YYPRINT (File, Type, Value) Macro
Output on File a description of the Value of a token of Type.

For various technical reasons, I suggest the following pattern of use:

     %{
     ...
     #define YYPRINT(File, Type, Value) yyprint (File, Type, &Value)
     static void yyprint (FILE *file, int type, const yystype *value);
     ...
     %}
     %%
     ...
     %%
     static void
     yyprint (FILE *file, int type, const yystype *value)
     {
       switch (type)
         {
         case INTEGER:
           fprintf (file, " = %d", value->ival);
           break;
         case FLOAT:
           fprintf (file, " = %f", value->fval);
           break;
         case STRING:
           fprintf (file, " = \"%s\"", value->sval);
           break;
         }
     }
     

The most important difference between a mere validation of the input and an actual computation, is that we must be able to equip the parser with actions. For instance, once we have recognized that 1 + 2 is a INTEGER + INTEGER, we must be able to (i) compute the sum, which requires fetching the value of the first and third tokens, and (ii) "return" 3 as the result.

To associate an action with a rule, just put the action after the rule, between braces. To access the value of the various symbols of the right hand side of a rule, Bison provides pseudo-variables: $1 is the value of the first symbol, $2 is the second etc. Finally to "return" a value, or rather, to set the value of the left hand side symbol of the rule, use $$.

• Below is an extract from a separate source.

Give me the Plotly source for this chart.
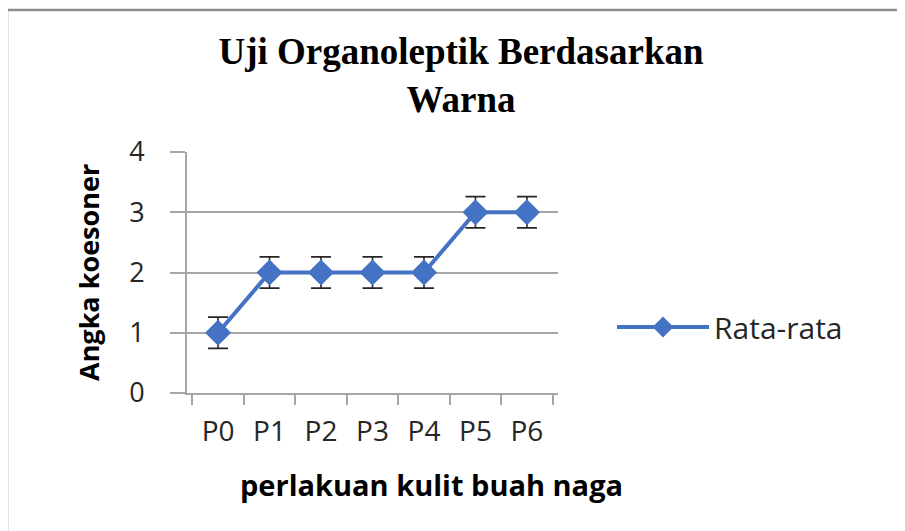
import plotly.graph_objects as go

categories = ["P0", "P1", "P2", "P3", "P4", "P5", "P6"]
rata_rata = [1, 2, 2, 2, 2, 3, 3]
error_vals = [0.26, 0.26, 0.26, 0.26, 0.26, 0.26, 0.26]
y_ticks = [0, 1, 2, 3, 4]

W, H = 905, 531
OFF = 8  # page body margin compensation
L, R, T, B = 187 - OFF, 558 - OFF, 152 - OFF, 393 - OFF  # plot area in figure px

def px_x(p):
    return (p - OFF - L) / (R - L)

def px_y(p):
    return (B - (p - OFF)) / (B - T)

blue = "#4472C4"
grid = "#A6A6A6"

fig = go.Figure()
fig.add_trace(go.Scatter(
    x=categories, y=rata_rata, name="Rata-rata",
    mode="lines+markers",
    line=dict(color=blue, width=4),
    marker=dict(symbol="diamond", size=20, color=blue),
    error_y=dict(type="data", array=error_vals, visible=True,
                 color="#262626", thickness=1.6, width=10),
))

fig.update_layout(
    width=W, height=H,
    margin=dict(l=L, r=W - R, t=T, b=H - B, autoexpand=False),
    paper_bgcolor="white", plot_bgcolor="white",
    showlegend=True,
    legend=dict(x=px_x(612), y=px_y(327), xanchor="left", yanchor="middle",
                font=dict(family="Open Sans", size=30, color="#262626"),
                itemwidth=92, bgcolor="rgba(0,0,0,0)"),
    title=dict(text="Uji Organoleptik Berdasarkan<br>Warna",
               x=(461 - OFF) / W, xref="container", xanchor="center",
               y=1 - (64 - OFF) / H, yref="container", yanchor="middle",
               font=dict(family="Liberation Serif", size=37, color="black",
                         weight="bold")),
    xaxis=dict(type="category", tickson="boundaries", ticks="outside",
               ticklen=10, tickwidth=2, tickcolor=grid,
               showline=True, linecolor=grid, linewidth=2,
               showgrid=False, ticklabelstandoff=12,
               tickfont=dict(family="Open Sans", size=28, color="#262626")),
    yaxis=dict(range=[0, 4], tickvals=y_ticks, ticks="outside",
               ticklen=15, tickwidth=2, tickcolor=grid,
               showline=True, linecolor=grid, linewidth=2,
               showgrid=True, gridcolor=grid, gridwidth=2, zeroline=False,
               ticklabelstandoff=20,
               tickfont=dict(family="Open Sans", size=27, color="#262626")),
    annotations=[
        dict(text="<b>Angka koesoner</b>", textangle=-90,
             x=px_x(88), y=px_y(273), xref="paper", yref="paper",
             xanchor="center", yanchor="middle", showarrow=False,
             font=dict(family="Open Sans", size=27, color="black")),
        dict(text="<b>perlakuan kulit buah naga</b>",
             x=px_x(431), y=px_y(484), xref="paper", yref="paper",
             xanchor="center", yanchor="middle", showarrow=False,
             font=dict(family="Open Sans", size=29, color="black")),
    ],
    shapes=[
        dict(type="rect", xref="paper", yref="paper",
             x0=px_x(7), x1=px_x(960), y0=px_y(600), y1=px_y(10),
             line=dict(color="#8C8C8C", width=2.5), fillcolor="rgba(0,0,0,0)",
             layer="below"),
    ],
)

fig.write_html("out.html")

Therefore, a calculator typically includes:

     iexpr: iexpr '+' iexpr { $$ = $1 + $3 }
          | iexpr '-' iexpr { $$ = $1 - $3 }
          | iexpr '*' iexpr { $$ = $1 * $3 }
          | iexpr '/' iexpr { $$ = $1 / $3 }
          | INTEGER         { $$ = $1 }
          ;
     

Please, note that we used $3 to denote the value of the third symbol, even though the second, the operator, has no value.

Putting this all together leads to the following implementation of the example 7.15:

     %{ /* -*- C -*- */
     #include <stdio.h>
     #include <stdlib.h>
     #include <string.h>
     #include <error.h>
     #include "calc.h"
     
     #define YYERROR_VERBOSE 1
     #define yyerror(Msg) error (EXIT_FAILURE, 0, "%s", Msg)
     
     #define YYPRINT(File, Type, Value) yyprint (File, Type, &Value)
     static void yyprint (FILE *file, int type, const yystype *value);
     
     static int yylex (void);
     %}
     %debug
     %defines
     %output="calc.c"
     %union
     {
       int ival;
     }
     %token <ival> NUMBER
     %type  <ival> expr input
     
     %left '+' '-'
     %left '*' '/'
     %%
     input: expr         { printf ("%d\n", $1) }
          ;
     
     expr: expr '*' expr { $$ = $1 * $3 }
         | expr '/' expr { $$ = $1 / $3 }
         | expr '+' expr { $$ = $1 + $3 }
         | expr '-' expr { $$ = $1 - $3 }
         | '(' expr ')'  { $$ = $2 }
         | NUMBER        { $$ = $1 }
         ;
     %%
     /* The current argument. */
     static const char **args = NULL;
     
     static void
     yyprint (FILE *file, int type, const yystype *value)
     {
       switch (type)
         {
         case NUMBER:
           fprintf (file, " = %d", value->ival);
           break;
         }
     }
     
     static int
     yylex (void)
     {
       /* No token stands for end of file. */
       if (!*++args)
         return 0;
       /* Parens and operators stand for themselves. */
       if (strlen (*args) == 1 && strchr ("()+-*/", **args))
         return **args;
       /* Integers have a value. */
       if (strspn (*args, "0123456789") == strlen (*args))
         {
           yylval.ival = strtol (*args, NULL, 10);
           return NUMBER;
         }
       /* An error. */
       error (EXIT_FAILURE, 0, "invalid argument: %s", *args);
       /* Pacify GCC which knows ERROR may return. */
       return -1;
     }
     
     int
     main (int argc, const char *argv[])
     {
       yydebug = getenv ("YYDEBUG") ? 1 : 0;
       args = argv;
       return yyparse ();
     }
     
     Example 7.20: calc.y -- A Simple Integer Calculator
     

Its execution is satisfying:

     $ bison calc.y
     $ gcc calc.c -o calc
     $ ./calc 1 + 2 \* 3
     7
     $ ./calc 1 + 2 \* 3 \*
     error-->./calc: parse error, unexpected $, expecting NUMBER or '('
     $ YYDEBUG=1 ./calc 51
     Starting parse
     Entering state 0
     Reading a token: Next token is 257 (NUMBER = 51)
     Shifting token 257 (NUMBER), Entering state 1
     Reducing via rule 7 (line 56), NUMBER  -> expr
     state stack now 0
     Entering state 3
     Reading a token: Now at end of input.
     Reducing via rule 1 (line 48), expr  -> input
     51
     state stack now 0
     Entering state 14
     Now at end of input.
     Shifting token 0 ($), Entering state 15
     Now at end of input.
     

well, almost

     $ ./calc 1 / 0
     floating point exception  ./calc 1 / 0
     

Notes de bas de page

  1. Because of the compatibility with POSIX Yacc, the type YYSTYPE is also defined. For sake of inter Yacc portability, use the latter only. But for sake of your mental balance, use Bison only.